Data segment:

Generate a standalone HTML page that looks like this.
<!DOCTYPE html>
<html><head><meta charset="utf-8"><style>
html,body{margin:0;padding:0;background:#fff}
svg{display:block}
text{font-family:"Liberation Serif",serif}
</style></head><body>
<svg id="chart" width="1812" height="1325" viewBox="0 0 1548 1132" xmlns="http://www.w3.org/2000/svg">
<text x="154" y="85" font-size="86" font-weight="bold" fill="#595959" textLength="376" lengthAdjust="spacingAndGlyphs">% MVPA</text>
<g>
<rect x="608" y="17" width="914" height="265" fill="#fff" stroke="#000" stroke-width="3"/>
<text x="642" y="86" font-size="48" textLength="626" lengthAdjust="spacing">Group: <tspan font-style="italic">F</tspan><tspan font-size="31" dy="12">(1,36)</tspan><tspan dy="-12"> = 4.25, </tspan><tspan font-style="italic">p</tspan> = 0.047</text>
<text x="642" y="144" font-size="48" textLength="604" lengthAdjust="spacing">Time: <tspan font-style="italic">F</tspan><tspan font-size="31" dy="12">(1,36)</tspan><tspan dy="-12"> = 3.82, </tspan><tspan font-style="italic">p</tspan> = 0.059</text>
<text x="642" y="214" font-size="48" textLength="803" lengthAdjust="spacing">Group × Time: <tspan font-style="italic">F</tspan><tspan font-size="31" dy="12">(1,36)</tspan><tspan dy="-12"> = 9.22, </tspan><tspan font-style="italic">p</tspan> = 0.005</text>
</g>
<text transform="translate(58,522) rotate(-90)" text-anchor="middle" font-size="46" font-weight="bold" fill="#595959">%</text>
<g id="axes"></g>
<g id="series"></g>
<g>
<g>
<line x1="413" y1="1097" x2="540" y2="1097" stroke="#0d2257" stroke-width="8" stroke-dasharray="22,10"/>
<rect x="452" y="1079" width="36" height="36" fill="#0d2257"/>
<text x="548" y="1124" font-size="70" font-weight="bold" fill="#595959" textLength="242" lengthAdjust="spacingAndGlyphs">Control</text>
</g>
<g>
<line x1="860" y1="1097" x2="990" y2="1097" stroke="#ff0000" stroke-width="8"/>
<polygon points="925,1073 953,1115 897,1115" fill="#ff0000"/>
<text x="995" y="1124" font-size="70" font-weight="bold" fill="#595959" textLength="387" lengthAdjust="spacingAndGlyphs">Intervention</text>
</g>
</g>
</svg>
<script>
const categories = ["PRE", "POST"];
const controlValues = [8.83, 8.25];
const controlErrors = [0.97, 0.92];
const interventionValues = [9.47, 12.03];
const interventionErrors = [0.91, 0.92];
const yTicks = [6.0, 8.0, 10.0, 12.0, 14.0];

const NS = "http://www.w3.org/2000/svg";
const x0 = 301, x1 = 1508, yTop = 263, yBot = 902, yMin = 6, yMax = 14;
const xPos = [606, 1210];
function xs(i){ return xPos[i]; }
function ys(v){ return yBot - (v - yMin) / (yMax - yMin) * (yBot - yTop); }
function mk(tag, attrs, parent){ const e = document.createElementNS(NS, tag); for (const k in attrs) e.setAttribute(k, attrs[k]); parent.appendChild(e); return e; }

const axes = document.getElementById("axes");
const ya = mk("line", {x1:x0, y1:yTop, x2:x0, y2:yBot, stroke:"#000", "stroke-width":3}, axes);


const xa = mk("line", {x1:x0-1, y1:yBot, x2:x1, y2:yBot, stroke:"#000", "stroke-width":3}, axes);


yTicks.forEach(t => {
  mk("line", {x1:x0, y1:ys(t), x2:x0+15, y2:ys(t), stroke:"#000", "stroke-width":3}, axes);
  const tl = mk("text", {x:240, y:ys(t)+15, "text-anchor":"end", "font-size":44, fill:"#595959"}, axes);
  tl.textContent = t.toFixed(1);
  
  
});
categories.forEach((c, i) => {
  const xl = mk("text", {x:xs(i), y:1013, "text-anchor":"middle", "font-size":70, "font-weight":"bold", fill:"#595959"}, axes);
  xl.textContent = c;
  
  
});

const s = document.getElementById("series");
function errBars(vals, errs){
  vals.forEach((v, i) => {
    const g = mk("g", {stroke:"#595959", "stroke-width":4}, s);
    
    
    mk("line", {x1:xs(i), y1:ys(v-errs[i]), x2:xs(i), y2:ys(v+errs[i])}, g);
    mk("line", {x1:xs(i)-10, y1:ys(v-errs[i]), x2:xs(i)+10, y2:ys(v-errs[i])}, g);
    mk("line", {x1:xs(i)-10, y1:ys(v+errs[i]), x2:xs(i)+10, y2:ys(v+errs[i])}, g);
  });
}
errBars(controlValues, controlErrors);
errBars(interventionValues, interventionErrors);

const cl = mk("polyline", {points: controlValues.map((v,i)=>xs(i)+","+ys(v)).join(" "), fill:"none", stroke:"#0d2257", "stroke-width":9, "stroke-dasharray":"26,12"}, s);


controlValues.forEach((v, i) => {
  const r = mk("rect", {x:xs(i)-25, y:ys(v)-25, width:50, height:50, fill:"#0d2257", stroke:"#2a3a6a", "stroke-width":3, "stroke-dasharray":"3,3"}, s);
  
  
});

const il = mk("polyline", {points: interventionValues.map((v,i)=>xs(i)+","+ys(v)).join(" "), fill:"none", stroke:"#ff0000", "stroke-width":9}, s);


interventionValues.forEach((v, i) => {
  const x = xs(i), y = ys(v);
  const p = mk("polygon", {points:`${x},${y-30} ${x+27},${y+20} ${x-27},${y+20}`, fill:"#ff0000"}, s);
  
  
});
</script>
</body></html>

Exercise task: All of the lines above need to be given again exactly.

Task solution:
Generate a standalone HTML page that looks like this.
<!DOCTYPE html>
<html><head><meta charset="utf-8"><style>
html,body{margin:0;padding:0;background:#fff}
svg{display:block}
text{font-family:"Liberation Serif",serif}
</style></head><body>
<svg id="chart" width="1812" height="1325" viewBox="0 0 1548 1132" xmlns="http://www.w3.org/2000/svg">
<text x="154" y="85" font-size="86" font-weight="bold" fill="#595959" textLength="376" lengthAdjust="spacingAndGlyphs">% MVPA</text>
<g>
<rect x="608" y="17" width="914" height="265" fill="#fff" stroke="#000" stroke-width="3"/>
<text x="642" y="86" font-size="48" textLength="626" lengthAdjust="spacing">Group: <tspan font-style="italic">F</tspan><tspan font-size="31" dy="12">(1,36)</tspan><tspan dy="-12"> = 4.25, </tspan><tspan font-style="italic">p</tspan> = 0.047</text>
<text x="642" y="144" font-size="48" textLength="604" lengthAdjust="spacing">Time: <tspan font-style="italic">F</tspan><tspan font-size="31" dy="12">(1,36)</tspan><tspan dy="-12"> = 3.82, </tspan><tspan font-style="italic">p</tspan> = 0.059</text>
<text x="642" y="214" font-size="48" textLength="803" lengthAdjust="spacing">Group × Time: <tspan font-style="italic">F</tspan><tspan font-size="31" dy="12">(1,36)</tspan><tspan dy="-12"> = 9.22, </tspan><tspan font-style="italic">p</tspan> = 0.005</text>
</g>
<text transform="translate(58,522) rotate(-90)" text-anchor="middle" font-size="46" font-weight="bold" fill="#595959">%</text>
<g id="axes"></g>
<g id="series"></g>
<g>
<g>
<line x1="413" y1="1097" x2="540" y2="1097" stroke="#0d2257" stroke-width="8" stroke-dasharray="22,10"/>
<rect x="452" y="1079" width="36" height="36" fill="#0d2257"/>
<text x="548" y="1124" font-size="70" font-weight="bold" fill="#595959" textLength="242" lengthAdjust="spacingAndGlyphs">Control</text>
</g>
<g>
<line x1="860" y1="1097" x2="990" y2="1097" stroke="#ff0000" stroke-width="8"/>
<polygon points="925,1073 953,1115 897,1115" fill="#ff0000"/>
<text x="995" y="1124" font-size="70" font-weight="bold" fill="#595959" textLength="387" lengthAdjust="spacingAndGlyphs">Intervention</text>
</g>
</g>
</svg>
<script>
const categories = ["PRE", "POST"];
const controlValues = [8.83, 8.25];
const controlErrors = [0.97, 0.92];
const interventionValues = [9.47, 12.03];
const interventionErrors = [0.91, 0.92];
const yTicks = [6.0, 8.0, 10.0, 12.0, 14.0];

const NS = "http://www.w3.org/2000/svg";
const x0 = 301, x1 = 1508, yTop = 263, yBot = 902, yMin = 6, yMax = 14;
const xPos = [606, 1210];
function xs(i){ return xPos[i]; }
function ys(v){ return yBot - (v - yMin) / (yMax - yMin) * (yBot - yTop); }
function mk(tag, attrs, parent){ const e = document.createElementNS(NS, tag); for (const k in attrs) e.setAttribute(k, attrs[k]); parent.appendChild(e); return e; }

const axes = document.getElementById("axes");
const ya = mk("line", {x1:x0, y1:yTop, x2:x0, y2:yBot, stroke:"#000", "stroke-width":3}, axes);


const xa = mk("line", {x1:x0-1, y1:yBot, x2:x1, y2:yBot, stroke:"#000", "stroke-width":3}, axes);


yTicks.forEach(t => {
  mk("line", {x1:x0, y1:ys(t), x2:x0+15, y2:ys(t), stroke:"#000", "stroke-width":3}, axes);
  const tl = mk("text", {x:240, y:ys(t)+15, "text-anchor":"end", "font-size":44, fill:"#595959"}, axes);
  tl.textContent = t.toFixed(1);
  
  
});
categories.forEach((c, i) => {
  const xl = mk("text", {x:xs(i), y:1013, "text-anchor":"middle", "font-size":70, "font-weight":"bold", fill:"#595959"}, axes);
  xl.textContent = c;
  
  
});

const s = document.getElementById("series");
function errBars(vals, errs){
  vals.forEach((v, i) => {
    const g = mk("g", {stroke:"#595959", "stroke-width":4}, s);
    
    
    mk("line", {x1:xs(i), y1:ys(v-errs[i]), x2:xs(i), y2:ys(v+errs[i])}, g);
    mk("line", {x1:xs(i)-10, y1:ys(v-errs[i]), x2:xs(i)+10, y2:ys(v-errs[i])}, g);
    mk("line", {x1:xs(i)-10, y1:ys(v+errs[i]), x2:xs(i)+10, y2:ys(v+errs[i])}, g);
  });
}
errBars(controlValues, controlErrors);
errBars(interventionValues, interventionErrors);

const cl = mk("polyline", {points: controlValues.map((v,i)=>xs(i)+","+ys(v)).join(" "), fill:"none", stroke:"#0d2257", "stroke-width":9, "stroke-dasharray":"26,12"}, s);


controlValues.forEach((v, i) => {
  const r = mk("rect", {x:xs(i)-25, y:ys(v)-25, width:50, height:50, fill:"#0d2257", stroke:"#2a3a6a", "stroke-width":3, "stroke-dasharray":"3,3"}, s);
  
  
});

const il = mk("polyline", {points: interventionValues.map((v,i)=>xs(i)+","+ys(v)).join(" "), fill:"none", stroke:"#ff0000", "stroke-width":9}, s);


interventionValues.forEach((v, i) => {
  const x = xs(i), y = ys(v);
  const p = mk("polygon", {points:`${x},${y-30} ${x+27},${y+20} ${x-27},${y+20}`, fill:"#ff0000"}, s);
  
  
});
</script>
</body></html>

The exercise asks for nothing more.